» WHAT IS BEING ASKED
Locate the line that contains "Convert this chart to D3.js code." in the entries below, then repeat it and every following line through the line that contains "3.2e-9, 2.3e-15, 2.3e-15];", exactly, and no others.

───── MATERIAL TO PROCESS

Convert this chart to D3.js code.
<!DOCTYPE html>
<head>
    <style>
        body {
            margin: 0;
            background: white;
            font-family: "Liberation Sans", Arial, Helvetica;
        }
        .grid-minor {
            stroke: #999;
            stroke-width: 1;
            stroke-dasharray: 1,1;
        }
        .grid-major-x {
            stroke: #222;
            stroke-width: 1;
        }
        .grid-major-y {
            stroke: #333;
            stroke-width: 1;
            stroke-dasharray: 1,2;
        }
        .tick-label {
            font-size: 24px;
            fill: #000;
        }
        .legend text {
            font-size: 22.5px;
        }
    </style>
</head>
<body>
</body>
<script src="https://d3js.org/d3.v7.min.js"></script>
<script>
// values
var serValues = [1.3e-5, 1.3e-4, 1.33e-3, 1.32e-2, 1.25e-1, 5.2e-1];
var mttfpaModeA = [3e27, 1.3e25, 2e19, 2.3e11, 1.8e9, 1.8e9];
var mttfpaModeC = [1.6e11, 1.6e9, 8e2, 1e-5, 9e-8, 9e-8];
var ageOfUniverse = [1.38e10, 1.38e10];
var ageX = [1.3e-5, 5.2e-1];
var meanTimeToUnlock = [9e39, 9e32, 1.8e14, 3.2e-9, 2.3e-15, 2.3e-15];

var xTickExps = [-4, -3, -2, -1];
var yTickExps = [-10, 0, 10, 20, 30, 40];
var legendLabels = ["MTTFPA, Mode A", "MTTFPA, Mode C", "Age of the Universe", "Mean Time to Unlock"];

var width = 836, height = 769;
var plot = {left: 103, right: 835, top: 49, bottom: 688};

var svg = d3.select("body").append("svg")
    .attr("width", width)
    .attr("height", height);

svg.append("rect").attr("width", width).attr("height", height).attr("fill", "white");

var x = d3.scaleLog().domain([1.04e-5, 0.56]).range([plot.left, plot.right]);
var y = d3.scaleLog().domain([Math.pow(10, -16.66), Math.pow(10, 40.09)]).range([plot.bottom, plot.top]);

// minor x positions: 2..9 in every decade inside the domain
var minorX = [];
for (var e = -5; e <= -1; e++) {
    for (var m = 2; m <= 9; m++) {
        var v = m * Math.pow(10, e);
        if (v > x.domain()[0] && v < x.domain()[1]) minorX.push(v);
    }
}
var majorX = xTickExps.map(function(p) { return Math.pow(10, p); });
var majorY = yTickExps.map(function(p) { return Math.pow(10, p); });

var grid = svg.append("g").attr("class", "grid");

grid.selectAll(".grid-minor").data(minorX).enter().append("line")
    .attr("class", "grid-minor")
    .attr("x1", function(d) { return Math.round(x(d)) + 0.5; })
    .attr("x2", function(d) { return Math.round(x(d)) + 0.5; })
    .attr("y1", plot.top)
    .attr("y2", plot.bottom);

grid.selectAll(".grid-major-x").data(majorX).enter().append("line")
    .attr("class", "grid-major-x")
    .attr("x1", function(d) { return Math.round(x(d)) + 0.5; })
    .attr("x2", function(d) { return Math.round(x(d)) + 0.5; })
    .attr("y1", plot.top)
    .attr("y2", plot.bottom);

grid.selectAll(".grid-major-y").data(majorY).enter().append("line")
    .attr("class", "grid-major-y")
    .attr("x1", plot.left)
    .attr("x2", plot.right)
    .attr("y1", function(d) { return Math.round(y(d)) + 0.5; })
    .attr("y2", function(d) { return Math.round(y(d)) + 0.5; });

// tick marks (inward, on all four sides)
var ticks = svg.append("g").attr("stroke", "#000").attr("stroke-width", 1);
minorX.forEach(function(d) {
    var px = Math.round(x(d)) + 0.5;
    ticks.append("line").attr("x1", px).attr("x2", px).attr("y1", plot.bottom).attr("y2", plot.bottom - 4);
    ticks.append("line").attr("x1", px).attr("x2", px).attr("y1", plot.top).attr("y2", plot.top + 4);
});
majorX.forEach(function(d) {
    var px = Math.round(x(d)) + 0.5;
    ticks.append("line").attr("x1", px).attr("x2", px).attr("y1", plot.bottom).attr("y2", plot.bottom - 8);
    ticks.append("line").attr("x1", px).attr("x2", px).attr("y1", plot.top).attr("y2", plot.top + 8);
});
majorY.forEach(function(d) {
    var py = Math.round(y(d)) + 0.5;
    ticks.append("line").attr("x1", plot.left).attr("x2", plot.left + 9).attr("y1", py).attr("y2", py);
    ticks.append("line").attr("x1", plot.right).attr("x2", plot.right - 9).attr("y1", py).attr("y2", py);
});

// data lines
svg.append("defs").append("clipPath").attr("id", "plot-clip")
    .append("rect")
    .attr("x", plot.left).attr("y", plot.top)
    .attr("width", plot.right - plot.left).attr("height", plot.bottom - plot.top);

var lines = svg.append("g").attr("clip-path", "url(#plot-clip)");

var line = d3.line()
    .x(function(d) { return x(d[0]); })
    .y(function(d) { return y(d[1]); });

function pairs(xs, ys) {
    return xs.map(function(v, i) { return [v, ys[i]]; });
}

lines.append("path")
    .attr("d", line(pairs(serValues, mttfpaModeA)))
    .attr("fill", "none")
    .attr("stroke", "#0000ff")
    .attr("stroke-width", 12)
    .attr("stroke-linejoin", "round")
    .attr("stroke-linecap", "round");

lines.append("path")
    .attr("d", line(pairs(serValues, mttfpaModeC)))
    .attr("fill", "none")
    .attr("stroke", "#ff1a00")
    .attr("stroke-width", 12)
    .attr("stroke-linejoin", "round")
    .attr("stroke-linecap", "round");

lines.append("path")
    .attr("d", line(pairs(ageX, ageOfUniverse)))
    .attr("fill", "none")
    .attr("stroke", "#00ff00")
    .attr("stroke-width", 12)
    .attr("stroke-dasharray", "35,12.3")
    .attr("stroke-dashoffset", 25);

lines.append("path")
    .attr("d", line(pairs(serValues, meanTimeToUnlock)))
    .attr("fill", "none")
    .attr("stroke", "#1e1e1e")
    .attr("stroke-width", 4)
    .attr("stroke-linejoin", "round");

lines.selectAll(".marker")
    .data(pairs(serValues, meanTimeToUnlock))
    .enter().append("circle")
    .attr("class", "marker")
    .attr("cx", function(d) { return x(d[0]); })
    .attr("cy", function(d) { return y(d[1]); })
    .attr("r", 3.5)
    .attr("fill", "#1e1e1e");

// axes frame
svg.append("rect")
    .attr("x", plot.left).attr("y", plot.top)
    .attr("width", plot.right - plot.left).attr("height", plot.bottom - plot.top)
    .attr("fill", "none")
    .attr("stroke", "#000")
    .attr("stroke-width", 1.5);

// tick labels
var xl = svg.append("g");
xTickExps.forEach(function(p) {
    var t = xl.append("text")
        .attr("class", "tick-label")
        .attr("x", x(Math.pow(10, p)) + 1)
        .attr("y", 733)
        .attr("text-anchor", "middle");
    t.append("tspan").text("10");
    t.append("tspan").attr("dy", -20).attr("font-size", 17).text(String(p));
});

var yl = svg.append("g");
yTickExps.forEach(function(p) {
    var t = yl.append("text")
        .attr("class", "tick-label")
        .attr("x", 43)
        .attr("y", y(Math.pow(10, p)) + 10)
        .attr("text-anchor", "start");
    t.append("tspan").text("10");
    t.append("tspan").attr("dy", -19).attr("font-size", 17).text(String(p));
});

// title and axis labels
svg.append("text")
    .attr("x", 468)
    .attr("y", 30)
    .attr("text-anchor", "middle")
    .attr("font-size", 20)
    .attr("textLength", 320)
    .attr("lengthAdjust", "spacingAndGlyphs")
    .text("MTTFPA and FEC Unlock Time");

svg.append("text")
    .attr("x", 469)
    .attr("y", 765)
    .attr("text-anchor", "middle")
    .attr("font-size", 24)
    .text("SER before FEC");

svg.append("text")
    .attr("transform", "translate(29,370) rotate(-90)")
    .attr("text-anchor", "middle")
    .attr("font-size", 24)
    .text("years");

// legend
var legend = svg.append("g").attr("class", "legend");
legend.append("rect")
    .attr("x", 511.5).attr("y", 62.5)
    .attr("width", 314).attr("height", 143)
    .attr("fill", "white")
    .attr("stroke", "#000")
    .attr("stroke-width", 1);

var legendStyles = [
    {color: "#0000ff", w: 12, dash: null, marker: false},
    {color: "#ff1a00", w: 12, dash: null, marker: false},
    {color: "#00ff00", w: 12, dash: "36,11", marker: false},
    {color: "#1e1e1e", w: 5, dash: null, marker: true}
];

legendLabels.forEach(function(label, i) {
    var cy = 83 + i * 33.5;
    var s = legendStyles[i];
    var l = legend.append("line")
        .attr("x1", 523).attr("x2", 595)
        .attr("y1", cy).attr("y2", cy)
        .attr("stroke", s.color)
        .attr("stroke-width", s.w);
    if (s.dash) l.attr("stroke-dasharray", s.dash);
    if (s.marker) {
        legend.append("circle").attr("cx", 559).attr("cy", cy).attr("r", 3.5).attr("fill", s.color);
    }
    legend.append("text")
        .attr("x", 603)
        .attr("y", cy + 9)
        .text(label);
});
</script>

──────────
───── MATERIAL TO PROCESS

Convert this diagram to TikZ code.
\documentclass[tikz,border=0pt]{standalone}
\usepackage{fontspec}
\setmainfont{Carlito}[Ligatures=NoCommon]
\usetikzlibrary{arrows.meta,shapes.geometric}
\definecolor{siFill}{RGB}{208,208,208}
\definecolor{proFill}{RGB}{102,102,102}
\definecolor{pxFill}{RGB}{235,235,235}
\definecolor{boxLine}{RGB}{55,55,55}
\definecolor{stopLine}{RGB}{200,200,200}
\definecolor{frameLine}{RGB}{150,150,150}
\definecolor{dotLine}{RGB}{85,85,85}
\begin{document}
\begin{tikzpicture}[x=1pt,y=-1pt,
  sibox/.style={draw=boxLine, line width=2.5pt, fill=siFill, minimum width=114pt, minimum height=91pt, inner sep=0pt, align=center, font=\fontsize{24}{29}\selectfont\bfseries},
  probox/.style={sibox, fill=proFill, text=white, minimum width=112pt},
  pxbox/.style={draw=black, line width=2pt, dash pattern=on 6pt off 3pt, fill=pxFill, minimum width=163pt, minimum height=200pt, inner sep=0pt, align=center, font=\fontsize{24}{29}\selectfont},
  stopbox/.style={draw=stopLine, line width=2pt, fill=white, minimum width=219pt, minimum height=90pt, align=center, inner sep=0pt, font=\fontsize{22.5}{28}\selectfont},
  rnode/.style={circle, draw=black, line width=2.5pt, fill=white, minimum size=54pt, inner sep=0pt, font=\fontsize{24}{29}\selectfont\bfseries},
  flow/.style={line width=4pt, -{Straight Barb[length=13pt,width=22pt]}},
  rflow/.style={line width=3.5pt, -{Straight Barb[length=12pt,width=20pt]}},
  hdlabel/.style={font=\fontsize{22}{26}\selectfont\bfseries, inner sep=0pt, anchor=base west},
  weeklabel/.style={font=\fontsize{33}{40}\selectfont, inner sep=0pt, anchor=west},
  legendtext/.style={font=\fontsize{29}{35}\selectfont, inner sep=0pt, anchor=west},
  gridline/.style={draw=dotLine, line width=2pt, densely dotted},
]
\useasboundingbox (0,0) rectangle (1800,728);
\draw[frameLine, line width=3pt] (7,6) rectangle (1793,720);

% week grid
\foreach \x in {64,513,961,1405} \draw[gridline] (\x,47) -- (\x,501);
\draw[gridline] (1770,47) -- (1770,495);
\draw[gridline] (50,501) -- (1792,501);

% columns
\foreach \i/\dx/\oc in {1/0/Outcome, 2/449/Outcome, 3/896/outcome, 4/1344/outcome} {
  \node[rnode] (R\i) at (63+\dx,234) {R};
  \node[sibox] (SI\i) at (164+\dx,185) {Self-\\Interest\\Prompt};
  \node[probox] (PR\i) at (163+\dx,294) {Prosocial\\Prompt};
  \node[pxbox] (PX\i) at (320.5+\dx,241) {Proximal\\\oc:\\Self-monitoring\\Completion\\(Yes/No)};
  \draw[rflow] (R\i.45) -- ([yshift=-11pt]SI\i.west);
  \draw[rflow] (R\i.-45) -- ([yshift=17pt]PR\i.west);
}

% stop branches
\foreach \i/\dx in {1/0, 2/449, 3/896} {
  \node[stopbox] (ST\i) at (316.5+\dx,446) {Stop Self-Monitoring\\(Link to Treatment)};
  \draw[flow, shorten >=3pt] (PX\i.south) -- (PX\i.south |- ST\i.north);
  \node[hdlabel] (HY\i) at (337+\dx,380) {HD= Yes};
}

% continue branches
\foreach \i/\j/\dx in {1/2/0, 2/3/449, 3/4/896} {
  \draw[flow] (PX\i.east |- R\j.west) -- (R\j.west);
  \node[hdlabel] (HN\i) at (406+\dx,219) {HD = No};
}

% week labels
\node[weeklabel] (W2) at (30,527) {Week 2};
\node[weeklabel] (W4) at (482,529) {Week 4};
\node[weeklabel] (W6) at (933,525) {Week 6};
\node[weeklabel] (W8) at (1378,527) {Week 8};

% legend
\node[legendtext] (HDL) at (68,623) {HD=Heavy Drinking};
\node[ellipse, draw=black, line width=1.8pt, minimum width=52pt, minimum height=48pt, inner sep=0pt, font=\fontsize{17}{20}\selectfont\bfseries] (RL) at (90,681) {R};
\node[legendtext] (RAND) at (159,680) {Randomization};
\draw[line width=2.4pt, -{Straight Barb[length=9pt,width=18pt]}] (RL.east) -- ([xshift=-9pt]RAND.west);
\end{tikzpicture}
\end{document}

──────────

» WRITTEN RESPONSE
Convert this chart to D3.js code.
<!DOCTYPE html>
<head>
    <style>
        body {
            margin: 0;
            background: white;
            font-family: "Liberation Sans", Arial, Helvetica;
        }
        .grid-minor {
            stroke: #999;
            stroke-width: 1;
            stroke-dasharray: 1,1;
        }
        .grid-major-x {
            stroke: #222;
            stroke-width: 1;
        }
        .grid-major-y {
            stroke: #333;
            stroke-width: 1;
            stroke-dasharray: 1,2;
        }
        .tick-label {
            font-size: 24px;
            fill: #000;
        }
        .legend text {
            font-size: 22.5px;
        }
    </style>
</head>
<body>
</body>
<script src="https://d3js.org/d3.v7.min.js"></script>
<script>
// values
var serValues = [1.3e-5, 1.3e-4, 1.33e-3, 1.32e-2, 1.25e-1, 5.2e-1];
var mttfpaModeA = [3e27, 1.3e25, 2e19, 2.3e11, 1.8e9, 1.8e9];
var mttfpaModeC = [1.6e11, 1.6e9, 8e2, 1e-5, 9e-8, 9e-8];
var ageOfUniverse = [1.38e10, 1.38e10];
var ageX = [1.3e-5, 5.2e-1];
var meanTimeToUnlock = [9e39, 9e32, 1.8e14, 3.2e-9, 2.3e-15, 2.3e-15];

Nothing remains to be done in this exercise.